For 75 years, Marvel has pulled people to their comics with incredible cover art, putting forward promises of big action and high drama with a single eye-demanding image. For the up-coming MARVEL 75th ANNIVERSARY SPECIAL, Marvel needed an artist to capture all that history, all those thrills, all the great characters in one cover.
Naturally, they turned to Paolo Rivera.
Rivera recently took the time to speak to Marvel.com about how the cover came to be, his first Marvel comics as a fan, and his experience seeing the first issue he ever drew.
Marvel: How did you end up getting chosen and agreeing to do the cover for the MARVEL 75th ANNIVERSARY SPECIAL?
Paolo Rivera: I just got an e-mail from Tom Brevoort and he actually had a little sketch of exactly what he wanted. Everything was just done with his mouse on the computer, but it was all I needed. He gave me the basic composition and just said, “As far as the background goes, just go nuts. You know…whatever you want.” So I did.
I asked him [if] I could break it out in panels instead of more traditional montage. It was cool and I went from there.
Marvel: I was aware that he had done a very loose sketch to start with, but I was curious how you determined who you wanted in the background for those panels? By what process did you end up choosing those characters?

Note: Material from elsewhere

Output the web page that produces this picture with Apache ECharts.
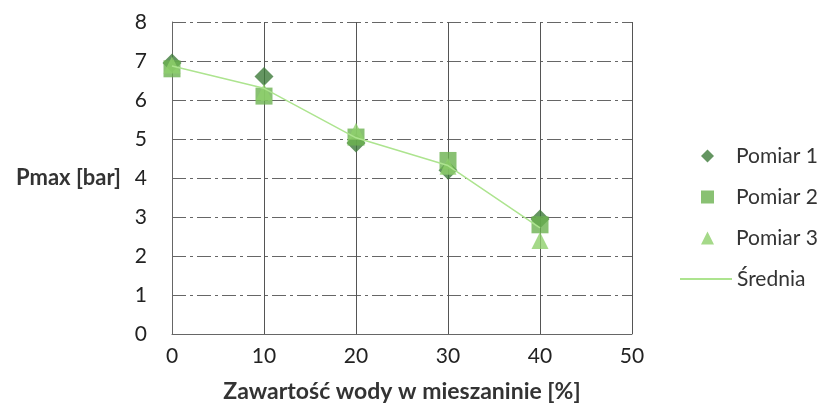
<!DOCTYPE html>
<html>
<head>
<meta charset="utf-8">
<script src="https://cdn.jsdelivr.net/npm/echarts@6/dist/echarts.min.js"></script>
<style>html,body{margin:0;padding:0;background:#fff;}#c{width:829px;height:414px;}</style>
</head>
<body>
<div id="c"></div>
<script>
const xValues = [0, 10, 20, 30, 40];
const pomiar1 = [6.95, 6.6, 4.9, 4.2, 2.95];
const pomiar2 = [6.8, 6.1, 5.05, 4.45, 2.8];
const pomiar3 = [6.9, 6.2, 5.2, 4.3, 2.4];
const srednia = [6.87, 6.3, 5.03, 4.32, 2.72];
const seriesNames = ['Pomiar 1', 'Pomiar 2', 'Pomiar 3', 'Średnia'];
const xAxisTitle = 'Zawartość wody w mieszaninie [%]';
const yAxisTitle = 'Pmax [bar]';

const pair = arr => xValues.map((x, i) => [x, arr[i]]);
const font = 'Lato, "Open Sans", sans-serif';
const colors = ['#3d7b39', '#6cb150', '#8fd06c', '#ade48f'];

const chart = echarts.init(document.getElementById('c'), null, {renderer: 'canvas'});
chart.setOption({
  animation: false,
  backgroundColor: '#ffffff',
  textStyle: {fontFamily: font},
  grid: {left: 172, right: 197, top: 22, bottom: 80, containLabel: false},
  xAxis: {
    type: 'value', min: 0, max: 50, interval: 10,
    name: xAxisTitle, nameLocation: 'middle', nameGap: 46,
    nameTextStyle: {fontSize: 23, fontWeight: 'bold', color: '#333', fontFamily: font},
    axisLine: {show: true, lineStyle: {color: '#666'}},
    axisTick: {show: false},
    axisLabel: {fontSize: 21, color: '#222', margin: 12, fontFamily: font},
    splitLine: {show: true, lineStyle: {color: '#555', width: 1}}
  },
  yAxis: {
    type: 'value', min: 0, max: 8, interval: 1,
    name: yAxisTitle, nameLocation: 'middle', nameRotate: 0, nameGap: 51,
    nameTextStyle: {fontSize: 22, fontWeight: 'bold', color: '#333', fontFamily: font},
    axisLine: {show: true, lineStyle: {color: '#666'}},
    axisTick: {show: false},
    axisLabel: {fontSize: 21, color: '#222', margin: 25, fontFamily: font},
    splitLine: {show: true, lineStyle: {color: '#666', width: 1, type: [14, 4, 3, 4]}}
  },
  legend: [{
    orient: 'vertical', left: 696, top: 139,
    itemWidth: 13, itemHeight: 13, itemGap: 17,
    data: [seriesNames[0], seriesNames[1], seriesNames[2]],
    textStyle: {fontSize: 21, lineHeight: 24, color: '#333', fontFamily: font, padding: [0, 0, 0, 17]}
  }, {
    orient: 'vertical', left: 675, top: 262,
    itemWidth: 52, itemHeight: 2, itemGap: 17,
    data: [{name: seriesNames[3], icon: 'path://M0,0 L52,0 L52,2 L0,2 Z'}],
    textStyle: {fontSize: 21, lineHeight: 24, color: '#333', fontFamily: font}
  }],
  series: [
    {name: seriesNames[0], type: 'scatter', symbol: 'diamond', symbolSize: 19,
     itemStyle: {color: colors[0]}, data: pair(pomiar1), z: 3},
    {name: seriesNames[1], type: 'scatter', symbol: 'rect', symbolSize: 17,
     itemStyle: {color: colors[1]}, data: pair(pomiar2), z: 4},
    {name: seriesNames[2], type: 'scatter', symbol: 'triangle', symbolSize: 17,
     itemStyle: {color: colors[2]}, data: pair(pomiar3), z: 5},
    {name: seriesNames[3], type: 'line', symbol: 'none', showSymbol: false,
     lineStyle: {color: colors[3], width: 1.5}, itemStyle: {color: colors[3]},
     data: pair(srednia), z: 6}
  ]
});
</script>
</body>
</html>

Paolo Rivera: I threw a few in there that I was either less familiar with. For instance, I’ve actually never read a Deadpool comic in my entire life, but I figure I should throw him in there.
The main thing, if I had a sort overarching plan, it was to sort of try and involve something from every Marvel era. Even if they were characters who were related or connected to each other, I try to represent that from different eras of Marvel’s history, as opposed to their own history.
Marvel: A big part of the cover that did not make [Brevoort’s] sketch was the concept of Spider-Man coming out of the wall toward Peter Parker. How did you hit upon that part of the image?
Paolo Rivera: We weren’t quite sure what we wanted to do with Spidey at first. I tried to have him swinging, but then, as I was actually drawing it, I hit on the idea of having him as if he was coming right out of one of the panels towards the audience.
Marvel: I have noticed that you have a few different styles you draw on to create the art you produce. Why did you end up going with the painterly approach in this case? What made you feel like it was best for the project?
Paolo Rivera: Tom asked for it, specifically. He usually asks for my painted stuff. Once they told me what the project, I know what it was going to be. He just wanted something special.
The painted stuff definitely takes a lot longer so I try to only do it for covers that are important to me.
But yeah, he asked for [it] and I said yes. I don’t paint a whole lot anymore, so now when I do I try to save it for the special ones.
Marvel: As we are on the subject of Marvel’s history, is there any story that you remember as being your first Marvel comic?
Paolo Rivera: There were a couple. My dad had a copy of AMAZING SPIDER-MAN #33. That was the famous one where he’s fighting Doc Ock and the wall comes down on Spidey. I remember that pretty well.
I’m not sure why [my dad] had it because he never had a huge collection but he had that issue. It’s always stuck with me because I read it over and over again.
The other one that comes to mind is…it’s an Art Adams drawn issue of Spidey…I think it’s WEB OF SPIDER-MAN. He’s in the black costume. I remember that pretty well.
Oh, and actually Mike Mignola did a back-up story in that that was pretty awesome.
But, yes, there are a ton of other ones, but those are the two that my dad had so I had those from my earliest times I can remember.
Marvel: As a creator, do you recall your experience coming on to the book, being, officially, someone did art for Marvel?
Paolo Rivera: Oh, it was awesome. An absolute dream come true. I got into the offices thanks to Jim Krueger, who wrote EARTH X. He introduced me to a few editors. Joe Quesada hired me and Tom Brevoort gave me my first job, which was a cover of IRON MAN. That was #63 back in 2002.
Even though I did that one first, it was actually published later. So my first published work is actually Dr. Doom; it was MARVEL DOUBLE SHOT #2, written by Priest. That one was just an 11-pager, but it was my first story.
I went to my comic shop, my local shop in Florida and I told them I had a new book coming out in the next week. He just looked at me and said, “You know, we get all those things a week in advance.” Then, he pulled it out. I wasn’t even expecting to see it and I got to hold it a week ahead of time which was amazing. My dad was there too and he thought it was pretty cool.